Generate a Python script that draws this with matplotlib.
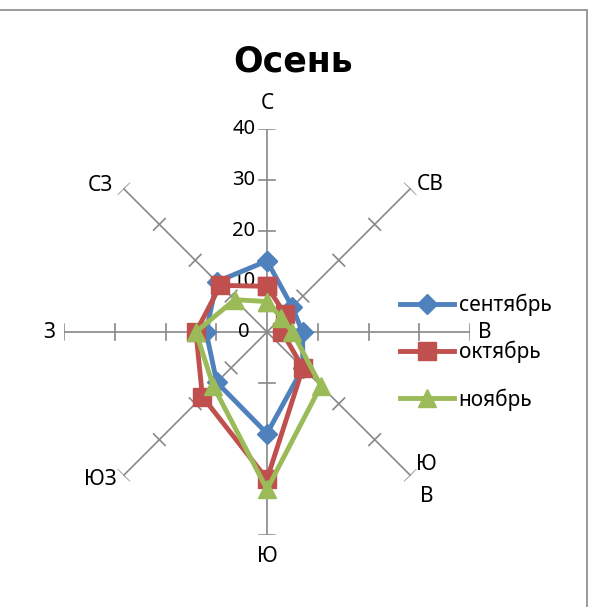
import matplotlib.pyplot as plt
import numpy as np
from matplotlib.lines import Line2D
from matplotlib.patches import Rectangle

plt.rcParams['font.family'] = ['Noto Sans', 'DejaVu Sans']

directions = ['С', 'СВ', 'В', 'ЮВ', 'Ю', 'ЮЗ', 'З', 'СЗ']
sep = [14, 7, 7, 10, 20, 14, 12, 14]
octb = [9, 5, 3, 10, 29, 18, 14, 13]
novb = [6, 4, 5, 15, 31, 15, 14, 9]
months = ['сентябрь', 'октябрь', 'ноябрь']
ticks = [0, 10, 20, 30, 40]

colors = ['#4F81BD', '#C0504D', '#9BBB59']
markers = ['D', 's', '^']
msizes = [10.5, 12.5, 13]
axis_col = '#888888'
fs = 15

fig = plt.figure(figsize=(6.05, 6.07), dpi=100)
W, H = 605, 607
cx, cy, R = 267, 332, 203
ax = fig.add_axes([(cx - R) / W, (H - cy - R) / H, 2 * R / W, 2 * R / H],
                  projection='polar')
ax.set_theta_zero_location('N')
ax.set_theta_direction(-1)
ax.set_ylim(0, 40)
ax.grid(False)
ax.set_xticks([])
ax.set_yticks([])
ax.spines['polar'].set_visible(False)
ax.patch.set_alpha(0)

theta = np.arange(len(directions)) * 2 * np.pi / len(directions)

# spokes with small cross ticks
h = 1.6
for t in theta:
    ax.plot([t, t], [0, 40], color=axis_col, lw=1.2, zorder=1)
    for r in ticks[1:]:
        rr = np.hypot(r, h)
        dt = np.arctan2(h, r)
        ax.plot([t - dt, t + dt], [rr, rr], color=axis_col, lw=1.2, zorder=1)

for r in ticks:
    ax.annotate(str(r), xy=(0, r), xytext=(-23, 0), textcoords='offset pixels',
                ha='center', va='center', fontsize=fs - 0.5)

# category labels (angle in degrees, radius)
lab_pos = [(0, 45.1), (48, 43.4), (90, 43.0), (133, 43.0),
           (180, 44.3), (228.5, 43.9), (270, 42.9), (311.4, 43.8)]
lab_txt = list(directions)
lab_txt[3] = 'Ю\nВ'
for txt, (a, r) in zip(lab_txt, lab_pos):
    ax.text(np.deg2rad(a), r, txt, ha='center', va='center', fontsize=fs,
            linespacing=1.7)

series = [sep, octb, novb]
for vals, c, m, ms, name in zip(series, colors, markers, msizes, months):
    v = vals + vals[:1]
    th = np.append(theta, theta[0])
    ax.plot(th, v, color=c, lw=3.5, marker=m, markersize=ms, label=name,
            zorder=3, clip_on=False)

handles = [Line2D([0], [0], color=c, lw=3.5, marker=m, markersize=ms)
           for c, m, ms in zip(colors, markers, msizes)]
fig.legend(handles, months, loc='center left',
           bbox_to_anchor=(400 / W, 1 - 352 / H), frameon=False,
           fontsize=fs, handlelength=2.6, handletextpad=0.22,
           labelspacing=1.2, borderpad=0, borderaxespad=0)

fig.text(293 / W, 1 - 62 / H, 'Осень', ha='center', va='center',
         fontsize=25, fontweight='bold', family='DejaVu Sans')

fig.patches.append(Rectangle((-5 / W, -5 / H), 592 / W, (H - 9.5 + 5) / H,
                             transform=fig.transFigure, fill=False,
                             edgecolor='#898989', lw=1.2))

fig.savefig('out.png', dpi=100)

+++++

- TO DO -
Copy out all of the material exactly as written, without its pictures.

- ANSWER IN FULL -
Generate a Python script that draws this with matplotlib.
import matplotlib.pyplot as plt
import numpy as np
from matplotlib.lines import Line2D
from matplotlib.patches import Rectangle

plt.rcParams['font.family'] = ['Noto Sans', 'DejaVu Sans']

directions = ['С', 'СВ', 'В', 'ЮВ', 'Ю', 'ЮЗ', 'З', 'СЗ']
sep = [14, 7, 7, 10, 20, 14, 12, 14]
octb = [9, 5, 3, 10, 29, 18, 14, 13]
novb = [6, 4, 5, 15, 31, 15, 14, 9]
months = ['сентябрь', 'октябрь', 'ноябрь']
ticks = [0, 10, 20, 30, 40]

colors = ['#4F81BD', '#C0504D', '#9BBB59']
markers = ['D', 's', '^']
msizes = [10.5, 12.5, 13]
axis_col = '#888888'
fs = 15

fig = plt.figure(figsize=(6.05, 6.07), dpi=100)
W, H = 605, 607
cx, cy, R = 267, 332, 203
ax = fig.add_axes([(cx - R) / W, (H - cy - R) / H, 2 * R / W, 2 * R / H],
                  projection='polar')
ax.set_theta_zero_location('N')
ax.set_theta_direction(-1)
ax.set_ylim(0, 40)
ax.grid(False)
ax.set_xticks([])
ax.set_yticks([])
ax.spines['polar'].set_visible(False)
ax.patch.set_alpha(0)

theta = np.arange(len(directions)) * 2 * np.pi / len(directions)

# spokes with small cross ticks
h = 1.6
for t in theta:
    ax.plot([t, t], [0, 40], color=axis_col, lw=1.2, zorder=1)
    for r in ticks[1:]:
        rr = np.hypot(r, h)
        dt = np.arctan2(h, r)
        ax.plot([t - dt, t + dt], [rr, rr], color=axis_col, lw=1.2, zorder=1)

for r in ticks:
    ax.annotate(str(r), xy=(0, r), xytext=(-23, 0), textcoords='offset pixels',
                ha='center', va='center', fontsize=fs - 0.5)

# category labels (angle in degrees, radius)
lab_pos = [(0, 45.1), (48, 43.4), (90, 43.0), (133, 43.0),
           (180, 44.3), (228.5, 43.9), (270, 42.9), (311.4, 43.8)]
lab_txt = list(directions)
lab_txt[3] = 'Ю\nВ'
for txt, (a, r) in zip(lab_txt, lab_pos):
    ax.text(np.deg2rad(a), r, txt, ha='center', va='center', fontsize=fs,
            linespacing=1.7)

series = [sep, octb, novb]
for vals, c, m, ms, name in zip(series, colors, markers, msizes, months):
    v = vals + vals[:1]
    th = np.append(theta, theta[0])
    ax.plot(th, v, color=c, lw=3.5, marker=m, markersize=ms, label=name,
            zorder=3, clip_on=False)

handles = [Line2D([0], [0], color=c, lw=3.5, marker=m, markersize=ms)
           for c, m, ms in zip(colors, markers, msizes)]
fig.legend(handles, months, loc='center left',
           bbox_to_anchor=(400 / W, 1 - 352 / H), frameon=False,
           fontsize=fs, handlelength=2.6, handletextpad=0.22,
           labelspacing=1.2, borderpad=0, borderaxespad=0)

fig.text(293 / W, 1 - 62 / H, 'Осень', ha='center', va='center',
         fontsize=25, fontweight='bold', family='DejaVu Sans')

fig.patches.append(Rectangle((-5 / W, -5 / H), 592 / W, (H - 9.5 + 5) / H,
                             transform=fig.transFigure, fill=False,
                             edgecolor='#898989', lw=1.2))

fig.savefig('out.png', dpi=100)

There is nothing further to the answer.